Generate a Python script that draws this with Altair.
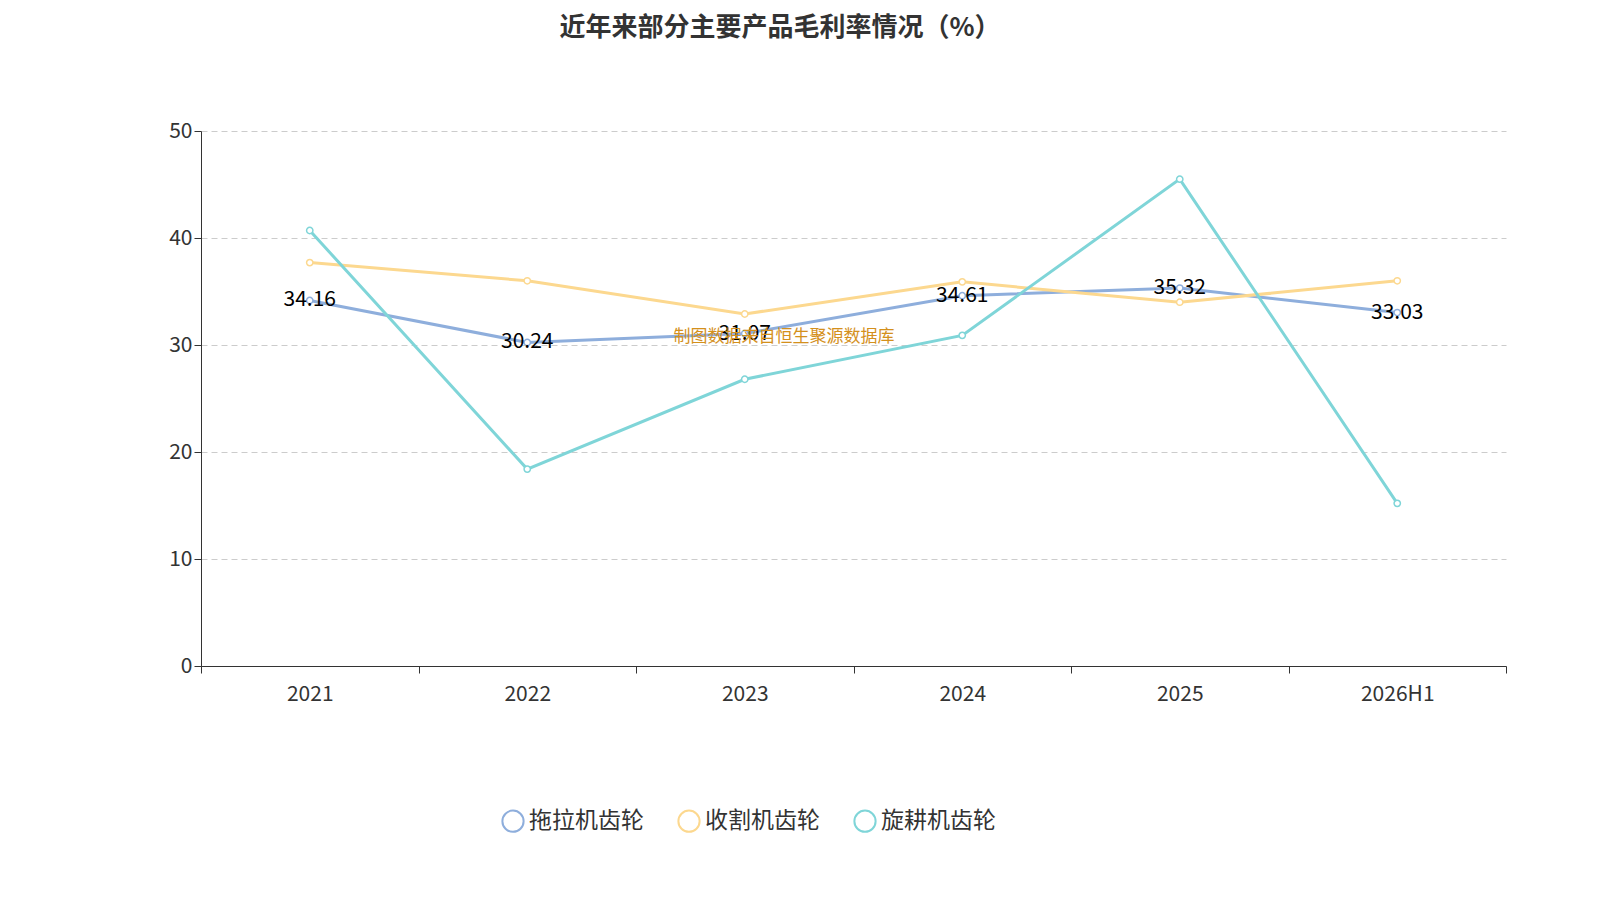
import altair as alt
import pandas as pd

years = ["2021", "2022", "2023", "2024", "2025", "2026H1"]
series_names = ["拖拉机齿轮", "收割机齿轮", "旋耕机齿轮"]
tractor = [34.16, 30.24, 31.07, 34.61, 35.32, 33.03]
harvester = [37.7, 36.0, 32.9, 35.9, 34.0, 36.0]
rotary = [40.7, 18.4, 26.8, 30.9, 45.5, 15.2]
colors = ["#8eaedc", "#fcd88f", "#7fd5d8"]

rows = []
for name, vals in zip(series_names, [tractor, harvester, rotary]):
    for y, v in zip(years, vals):
        rows.append({"year": y, "series": name, "value": v})
df = pd.DataFrame(rows)
font = "Noto Sans CJK SC"

x = alt.X("year:N", sort=years, title=None,
          scale=alt.Scale(paddingInner=0, paddingOuter=0),
          axis=alt.Axis(labelAngle=0, labelFontSize=21, labelColor="#333", labelPadding=10,
                        tickBand="extent", tickSize=7, domainColor="#333", tickColor="#333",
                        labelFont=font))
y = alt.Y("value:Q", title=None,
          scale=alt.Scale(domain=[0, 50]),
          axis=alt.Axis(values=[0, 10, 20, 30, 40, 50], labelFontSize=21, labelColor="#333",
                        gridDash=[6, 4], gridColor="#ccc", domainColor="#333", tickColor="#333",
                        tickSize=7, labelFont=font))
color_scale = alt.Scale(domain=series_names, range=colors)
color = alt.Color("series:N", sort=series_names, scale=color_scale,
                  legend=alt.Legend(title=None, orient="none", legendX=300, legendY=678,
                                    direction="horizontal", symbolType="circle", symbolSize=450,
                                    symbolFillColor="white", symbolStrokeWidth=2,
                                    labelFontSize=23, labelColor="#333", labelFont=font,
                                    columnPadding=30))

base = alt.Chart(df)
lines = base.mark_line(strokeWidth=3).encode(x=x, y=y, color=color)
pts = base.mark_point(filled=False, fill="white", fillOpacity=1, size=40, strokeWidth=1.5,
                      opacity=1).encode(
    x=x, y=y, stroke=alt.Stroke("series:N", scale=color_scale, legend=None))
labels = base.transform_filter(alt.datum.series == "拖拉机齿轮").mark_text(
    fontSize=21, color="black", font=font).encode(x=x, y=y, text=alt.Text("value:Q", format=".2f"))

title = alt.Chart(pd.DataFrame({"t": ["近年来部分主要产品毛利率情况（%）"]})).mark_text(
    fontSize=26, fontWeight="bold", color="#333", font=font).encode(
    x=alt.value(579), y=alt.value(-103), text="t:N")
footer = alt.Chart(pd.DataFrame({"t": ["制图数据来自恒生聚源数据库"]})).mark_text(
    fontSize=17, color="#d4901c", font=font).encode(
    x=alt.value(583), y=alt.value(206), text="t:N")

chart = (lines + pts + labels + title + footer).properties(
    width=1305, height=535,
    autosize=alt.AutoSizeParams(type="none"),
    padding={"left": 193, "top": 123, "right": 70, "bottom": 200},
).configure_view(stroke=None).configure_axisX(grid=False)

chart.save("out.html", embed_options={"renderer": "svg", "actions": False})
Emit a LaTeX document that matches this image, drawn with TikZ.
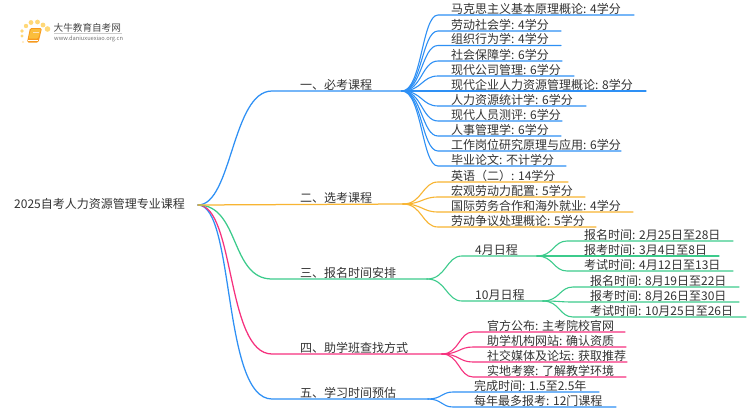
\documentclass[tikz,border=0pt]{standalone}
\usepackage{fontspec}
\setmainfont[RawFeature={-chws;-halt;-palt}]{Noto Sans CJK SC}
\usetikzlibrary{calc}
\definecolor{cblue}{HTML}{2E90F5}
\definecolor{corange}{HTML}{F8B532}
\definecolor{cgreen}{HTML}{3CCB8C}
\definecolor{cpink}{HTML}{F6317E}
\definecolor{ctext}{HTML}{333333}
\definecolor{dA}{HTML}{FFD878}
\definecolor{dB}{HTML}{FFE9B8}
\definecolor{bookA}{HTML}{F79A1E}
\definecolor{bookB}{HTML}{FBBE3C}
\tikzset{
  lbl/.style={anchor=base west,inner sep=0pt,text=ctext,font=\fontsize{12}{13}\selectfont},
  branch/.style={line width=1.1pt,line cap=round},
  mainbranch/.style={line width=1.25pt,line cap=round},
}
% name, hub, colour, start x, y, end x, text x, text
\newcommand{\leafitem}[8]{%
  \coordinate (#1s) at (#4,#5);
  \coordinate (#1e) at (#6,#5);
  \node[lbl] (#1) at (#7,#5-2) {#8};
  \draw[branch,#3] (#2) .. controls ($(#2)+(0.55*#4-0.55*\hubx,0)$) and ($(#1s)+(-0.45*#4+0.45*\hubx,0)$) .. (#1s) -- (#1e);
}
\newcommand{\fw}[1]{\makebox[12pt][c]{#1}}
\begin{document}
\begin{tikzpicture}[x=1pt,y=-1pt]
\useasboundingbox (0,0) rectangle (750,410);
\fill[white] (0,0) rectangle (750,410);
% logo
\fill[dB] (23,42) circle (1.2);
\fill[dA] (22,36) circle (1.6) (22,31) circle (1.9) (26,26) circle (2.2) (31,22.5) circle (2.4) (37.5,22) circle (2.4) (43,25) circle (2.4) (47.5,29) circle (2.8);
\fill[bookA,rounded corners=1.5pt] (30,28) -- (42,28) -- (38.5,42.5) -- (27,42.5) -- cycle;
\fill[bookB,rounded corners=1pt] (31,29) -- (41,29) -- (38,38.5) -- (28.5,38.5) -- cycle;
\draw[white,line width=0.6pt] (28,40) -- (37.5,40);
\draw[white!70!bookA,line width=0.7pt] (33,32) -- (38.5,32);
\node[inner sep=0pt,anchor=base west,text=ctext!90,font=\fontsize{9.6}{11}\selectfont] (logotitle) at (53.5,31) {大牛教育自考网};
\node[inner sep=0pt,anchor=base west,text=black!55,font=\fontsize{5.7}{7}\selectfont] (logourl) at (54,40.5) {www.daniuxuexiao.org.cn};
\draw[black!20,line width=0.6pt] (54,33.3) -- (122,33.3);
% root
\node[lbl] (root) at (14,208.5) {2025自考人力资源管理专业课程};
\coordinate (rh) at (198,205);
% level one
\coordinate (h1) at (402,91);
\coordinate (h2) at (403,204);
\coordinate (h3) at (427,279);
\coordinate (h4) at (442,354);
\coordinate (h5) at (428,399);
\coordinate (t1) at (272,91);
\coordinate (t3) at (272,279);
\coordinate (t4) at (272,354);
\coordinate (t5) at (272,399);
\node[lbl] (n1) at (300,89.5) {一、必考课程};
\node[lbl] (n2) at (300,202.5) {二、选考课程};
\node[lbl] (n3) at (300,277.5) {三、报名时间安排};
\node[lbl] (n4) at (300,352.5) {四、助学班查找方式};
\node[lbl] (n5) at (300,397.5) {五、学习时间预估};
\draw[mainbranch,cblue] (rh) .. controls (232,205) and (232,91) .. (t1) -- (h1);
\draw[mainbranch,cblue] (rh) .. controls (235,205) and (222,399) .. (t5) -- (h5);
\draw[mainbranch,cpink] (rh) .. controls (235,205) and (226,354) .. (t4) -- (h4);
\draw[mainbranch,cgreen] (rh) .. controls (240,205) and (230,279) .. (t3) -- (h3);
\draw[mainbranch,corange] (rh) -- (h2);
% section 1
\def\hubx{402}
\leafitem{a1}{h1}{cblue}{438}{15}{634}{451}{马克思主义基本原理概论: 4学分}
\leafitem{a2}{h1}{cblue}{438}{31}{561}{451}{劳动社会学: 4学分}
\leafitem{a3}{h1}{cblue}{438}{45.5}{561}{451}{组织行为学: 4学分}
\leafitem{a4}{h1}{cblue}{438}{61}{562}{451}{社会保障学: 6学分}
\leafitem{a5}{h1}{cblue}{438}{76}{574}{451}{现代公司管理: 6学分}
\leafitem{a6}{h1}{cblue}{438}{91}{646}{451}{现代企业人力资源管理概论: 8学分}
\leafitem{a7}{h1}{cblue}{438}{106}{586}{451}{人力资源统计学: 6学分}
\leafitem{a8}{h1}{cblue}{438}{121}{562}{451}{现代人员测评: 6学分}
\leafitem{a9}{h1}{cblue}{438}{136}{561}{451}{人事管理学: 6学分}
\leafitem{a10}{h1}{cblue}{438}{151}{621}{451}{工作岗位研究原理与应用: 6学分}
\leafitem{a11}{h1}{cblue}{438}{166}{566}{451}{毕业论文: 不计学分}
% section 2
\def\hubx{403}
\leafitem{b1}{h2}{corange}{438}{182}{568}{451}{英语\fw{（}\fw{二}\fw{）}: 14学分}
\leafitem{b2}{h2}{corange}{438}{197}{585}{451}{宏观劳动力配置: 5学分}
\leafitem{b3}{h2}{corange}{438}{212}{633}{451}{国际劳务合作和海外就业: 4学分}
\leafitem{b4}{h2}{corange}{438}{227}{596}{451}{劳动争议处理概论: 5学分}
% section 3
\def\hubx{427}
\leafitem{c1}{h3}{cgreen}{462}{256}{537}{475}{4月日程}
\leafitem{c2}{h3}{cgreen}{462}{301}{543}{475}{10月日程}
\def\hubx{537}
\leafitem{d1}{c1e}{cgreen}{567}{241}{733}{584}{报名时间: 2月25日至28日}
\leafitem{d2}{c1e}{cgreen}{567}{256}{719}{584}{报考时间: 3月4日至8日}
\leafitem{d3}{c1e}{cgreen}{567}{271}{733}{584}{考试时间: 4月12日至13日}
\def\hubx{543}
\leafitem{e1}{c2e}{cgreen}{573}{287}{739}{590}{报名时间: 8月19日至22日}
\leafitem{e2}{c2e}{cgreen}{573}{302}{739}{590}{报考时间: 8月26日至30日}
\leafitem{e3}{c2e}{cgreen}{573}{317}{746}{590}{考试时间: 10月25日至26日}
% section 4
\def\hubx{442}
\leafitem{f1}{h4}{cpink}{473}{332}{625}{487}{官方公布: 主考院校官网}
\leafitem{f2}{h4}{cpink}{473}{347}{626}{487}{助学机构网站: 确认资质}
\leafitem{f3}{h4}{cpink}{473}{362}{627}{487}{社交媒体及论坛: 获取推荐}
\leafitem{f4}{h4}{cpink}{473}{377}{626}{487}{实地考察: 了解教学环境}
% section 5
\def\hubx{428}
\leafitem{g1}{h5}{cblue}{453}{392}{599}{474}{完成时间: 1.5至2.5年}
\leafitem{g2}{h5}{cblue}{453}{407}{616}{474}{每年最多报考: 12门课程}
\end{tikzpicture}
\end{document}
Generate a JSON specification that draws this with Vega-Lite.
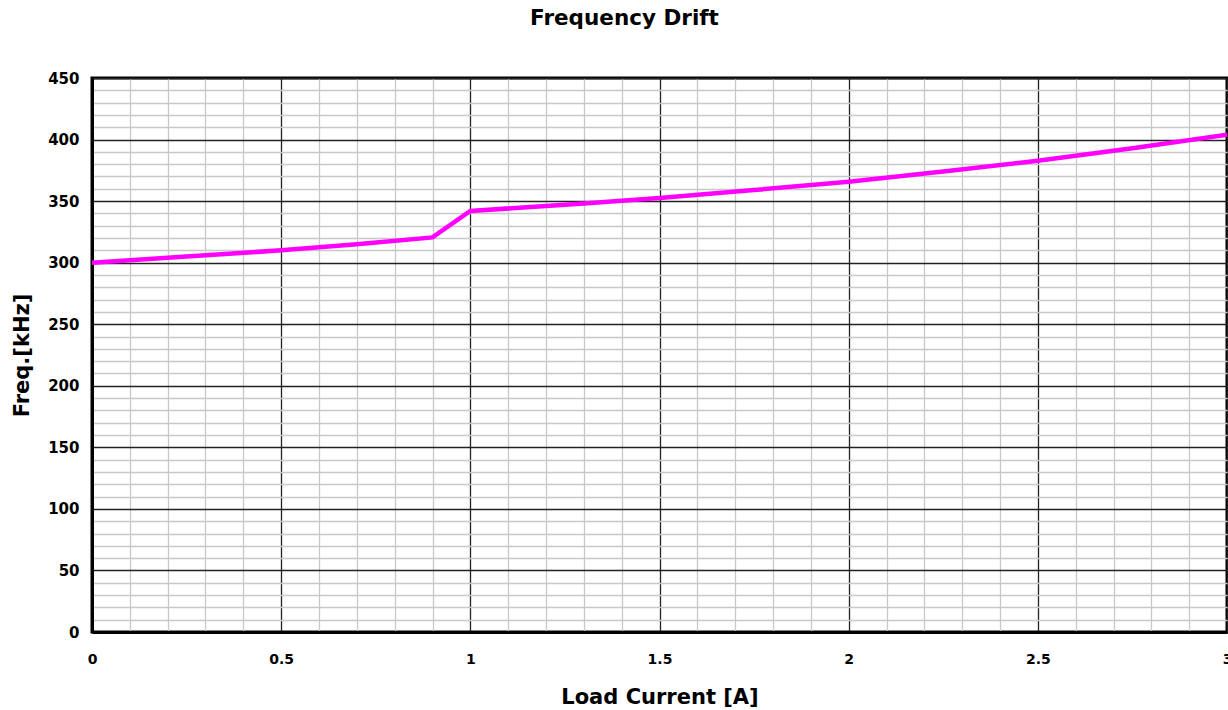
{
  "$schema": "https://vega.github.io/schema/vega-lite/v6.json",
  "width": 1135,
  "height": 554,
  "autosize": {"type": "none"},
  "padding": {"left": 92, "top": 78, "right": 1, "bottom": 78},
  "background": "white",
  "title": {
    "text": "Frequency Drift",
    "font": "DejaVu Sans",
    "fontSize": 21.5,
    "fontWeight": "bold",
    "anchor": "middle",
    "frame": "group",
    "dx": -35,
    "offset": 42,
    "color": "black"
  },
  "config": {
    "view": {"stroke": "black", "strokeWidth": 3},
    "axis": {
      "labelFont": "DejaVu Sans",
      "titleFont": "DejaVu Sans",
      "labelFontWeight": "bold",
      "titleFontWeight": "bold",
      "labelColor": "black",
      "titleColor": "black",
      "domainColor": "black",
      "domainWidth": 3,
      "ticks": false
    }
  },
  "data": {
    "values": [
      {"current": 0, "freq": 300},
      {"current": 0.25, "freq": 305},
      {"current": 0.5, "freq": 310},
      {"current": 0.7, "freq": 315},
      {"current": 0.9, "freq": 320.5},
      {"current": 1.0, "freq": 342},
      {"current": 1.3, "freq": 348},
      {"current": 1.5, "freq": 352.5},
      {"current": 1.75, "freq": 359},
      {"current": 2.0, "freq": 365.8},
      {"current": 2.25, "freq": 374},
      {"current": 2.5, "freq": 382.7},
      {"current": 2.75, "freq": 393},
      {"current": 3.0, "freq": 404}
    ]
  },
  "mark": {"type": "line", "color": "#ff00ff", "strokeWidth": 4.5, "clip": true},
  "encoding": {
    "x": {
      "field": "current",
      "type": "quantitative",
      "scale": {"domain": [0, 3], "nice": false},
      "axis": {
        "title": "Load Current [A]",
        "titleFontSize": 21,
        "titlePadding": 20,
        "labelFontSize": 14,
        "labelPadding": 20,
        "labelFlush": false,
        "format": "~g",
        "values": [0,0.1,0.2,0.3,0.4,0.5,0.6,0.7,0.8,0.9,1,1.1,1.2,1.3,1.4,1.5,1.6,1.7,1.8,1.9,2,2.1,2.2,2.3,2.4,2.5,2.6,2.7,2.8,2.9,3],
        "labelExpr": "abs(datum.value*2 - round(datum.value*2)) < 0.000001 ? datum.label : ''",
        "labelOverlap": false,
        "grid": true,
        "gridColor": {"condition": {"test": "abs(datum.value*2 - round(datum.value*2)) < 0.000001", "value": "#222222"}, "value": "#c8c8c8"},
        "gridWidth": 1.3,
        "gridOpacity": 1
      }
    },
    "y": {
      "field": "freq",
      "type": "quantitative",
      "scale": {"domain": [0, 450], "nice": false},
      "axis": {
        "title": "Freq.[kHz]",
        "titleFontSize": 21,
        "titlePadding": 15,
        "labelFontSize": 15,
        "labelPadding": 13,
        "values": [0,10,20,30,40,50,60,70,80,90,100,110,120,130,140,150,160,170,180,190,200,210,220,230,240,250,260,270,280,290,300,310,320,330,340,350,360,370,380,390,400,410,420,430,440,450],
        "labelExpr": "datum.value % 50 === 0 ? datum.label : ''",
        "labelOverlap": false,
        "grid": true,
        "gridColor": {"condition": {"test": "datum.value % 50 === 0", "value": "#222222"}, "value": "#c8c8c8"},
        "gridWidth": 1.3,
        "gridOpacity": 1
      }
    }
  }
}
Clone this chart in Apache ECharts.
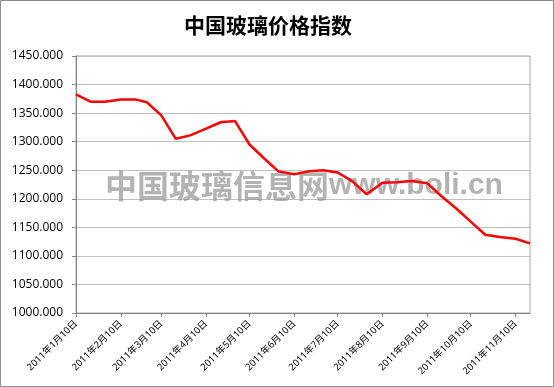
<!DOCTYPE html>
<html>
<head>
<meta charset="utf-8">
<script src="https://cdn.jsdelivr.net/npm/echarts@6/dist/echarts.min.js"></script>
<style>
html,body{margin:0;padding:0;background:#fff;}
#c{width:554px;height:387px;}
</style>
</head>
<body>
<div id="c"></div>
<script>
// ---- data ----
const titleText = '中国玻璃价格指数';
const watermarkCn = '中国玻璃信息网';
const watermarkEn = 'www.boli.cn';
const dates = [
  '2011-01-10','2011-01-20','2011-01-30',
  '2011-02-10','2011-02-20','2011-02-28',
  '2011-03-10','2011-03-20','2011-03-30',
  '2011-04-10','2011-04-20','2011-04-30',
  '2011-05-10','2011-05-20','2011-05-30',
  '2011-06-10','2011-06-20','2011-06-30',
  '2011-07-10','2011-07-20','2011-07-30',
  '2011-08-10','2011-08-20','2011-08-30',
  '2011-09-10','2011-09-20','2011-09-30',
  '2011-10-10','2011-10-20','2011-10-30',
  '2011-11-10','2011-11-20'
];
const values = [
  1383, 1370, 1370,
  1374, 1374, 1369,
  1346, 1305, 1311,
  1323, 1334, 1336,
  1295, 1271, 1248,
  1243, 1248, 1250,
  1246, 1231, 1208,
  1228, 1229, 1231,
  1227, 1204, 1183,
  1160, 1137, 1133,
  1130, 1122
];
const tickDates = [
  '2011-01-10','2011-02-10','2011-03-10','2011-04-10','2011-05-10','2011-06-10',
  '2011-07-10','2011-08-10','2011-09-10','2011-10-10','2011-11-10'
];
const tickLabels = [
  '2011年1月10日','2011年2月10日','2011年3月10日','2011年4月10日','2011年5月10日','2011年6月10日',
  '2011年7月10日','2011年8月10日','2011年9月10日','2011年10月10日','2011年11月10日'
];
const yMin = 1000, yMax = 1450, yStep = 50;

// ---- helpers: dates -> day numbers (value axis) ----
function dayNum(s){ const p = s.split('-'); return Math.round(Date.UTC(+p[0], +p[1]-1, +p[2]) / 86400000); }
const xs = dates.map(dayNum);
const tickXs = tickDates.map(dayNum);
const labelMap = {};
tickXs.forEach((t,i)=>{ labelMap[t] = tickLabels[i]; });

const chart = echarts.init(document.getElementById('c'), null, {renderer:'canvas'});
chart.setOption({
  animation:false,
  backgroundColor:'#fff',
  title:{
    text:titleText,
    left:263, top:10, textAlign:'center',
    textStyle:{fontFamily:'Noto Sans CJK SC', fontSize:21, fontWeight:'bold', color:'#000'}
  },
  graphic:[
    {type:'rect', shape:{x:0.5,y:0.5,width:553,height:386}, style:{fill:'none', stroke:'#8c8c8c', lineWidth:1}, z:100},
    {type:'text', left:105, top:170, z:50, silent:true,
     style:{
       text:'{cn|' + watermarkCn + '}{en|' + watermarkEn + '}',
       rich:{
         cn:{fontFamily:'Noto Sans CJK SC', fontSize:32, fontWeight:'bold', fill:'rgba(150,150,150,0.72)'},
         en:{fontFamily:'Liberation Sans', fontSize:30, fontWeight:'bold', fill:'rgba(150,150,150,0.72)'}
       }
     }}
  ],
  grid:{left:76, right:24, top:56, bottom:74, show:true, borderColor:'#a6a6a6', borderWidth:1},
  xAxis:{
    type:'value',
    min:xs[0], max:xs[xs.length-1],
    axisLine:{lineStyle:{color:'#868686', width:1}},
    axisTick:{show:true, customValues:tickXs, length:4, lineStyle:{color:'#868686'}},
    splitLine:{show:false},
    axisLabel:{
      customValues:tickXs, rotate:45, margin:9,
      fontFamily:'Noto Sans, Noto Sans CJK SC', fontSize:9.5, color:'#000',
      formatter:function(v){ return labelMap[v] || ''; }
    }
  },
  yAxis:{
    type:'value', min:yMin, max:yMax, interval:yStep,
    axisLine:{show:true, lineStyle:{color:'#868686', width:1}},
    axisTick:{show:true, length:4, lineStyle:{color:'#868686'}},
    splitLine:{show:true, lineStyle:{color:'#c0c0c0', width:1}},
    axisLabel:{
      margin:13, fontFamily:'Open Sans', fontSize:12, color:'#000',
      formatter:function(v){ return v.toFixed(3); }
    }
  },
  series:[{
    type:'line',
    data:xs.map((x,i)=>[x, values[i]]),
    showSymbol:false, symbol:'none',
    lineStyle:{color:'#ff0000', width:2.5},
    z:60
  }]
});
</script>
</body>
</html>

——————————

[GIVEN INSTRUCTION] Retype exactly the lines from the one with "Clone this chart in Apache ECharts." through the one with "const yMin = 1000, yMax = 1450, yStep = 50;", both included, and nothing else; leave out the pictures.

[CORRECT RESULT]
Clone this chart in Apache ECharts.
<!DOCTYPE html>
<html>
<head>
<meta charset="utf-8">
<script src="https://cdn.jsdelivr.net/npm/echarts@6/dist/echarts.min.js"></script>
<style>
html,body{margin:0;padding:0;background:#fff;}
#c{width:554px;height:387px;}
</style>
</head>
<body>
<div id="c"></div>
<script>
// ---- data ----
const titleText = '中国玻璃价格指数';
const watermarkCn = '中国玻璃信息网';
const watermarkEn = 'www.boli.cn';
const dates = [
  '2011-01-10','2011-01-20','2011-01-30',
  '2011-02-10','2011-02-20','2011-02-28',
  '2011-03-10','2011-03-20','2011-03-30',
  '2011-04-10','2011-04-20','2011-04-30',
  '2011-05-10','2011-05-20','2011-05-30',
  '2011-06-10','2011-06-20','2011-06-30',
  '2011-07-10','2011-07-20','2011-07-30',
  '2011-08-10','2011-08-20','2011-08-30',
  '2011-09-10','2011-09-20','2011-09-30',
  '2011-10-10','2011-10-20','2011-10-30',
  '2011-11-10','2011-11-20'
];
const values = [
  1383, 1370, 1370,
  1374, 1374, 1369,
  1346, 1305, 1311,
  1323, 1334, 1336,
  1295, 1271, 1248,
  1243, 1248, 1250,
  1246, 1231, 1208,
  1228, 1229, 1231,
  1227, 1204, 1183,
  1160, 1137, 1133,
  1130, 1122
];
const tickDates = [
  '2011-01-10','2011-02-10','2011-03-10','2011-04-10','2011-05-10','2011-06-10',
  '2011-07-10','2011-08-10','2011-09-10','2011-10-10','2011-11-10'
];
const tickLabels = [
  '2011年1月10日','2011年2月10日','2011年3月10日','2011年4月10日','2011年5月10日','2011年6月10日',
  '2011年7月10日','2011年8月10日','2011年9月10日','2011年10月10日','2011年11月10日'
];
const yMin = 1000, yMax = 1450, yStep = 50;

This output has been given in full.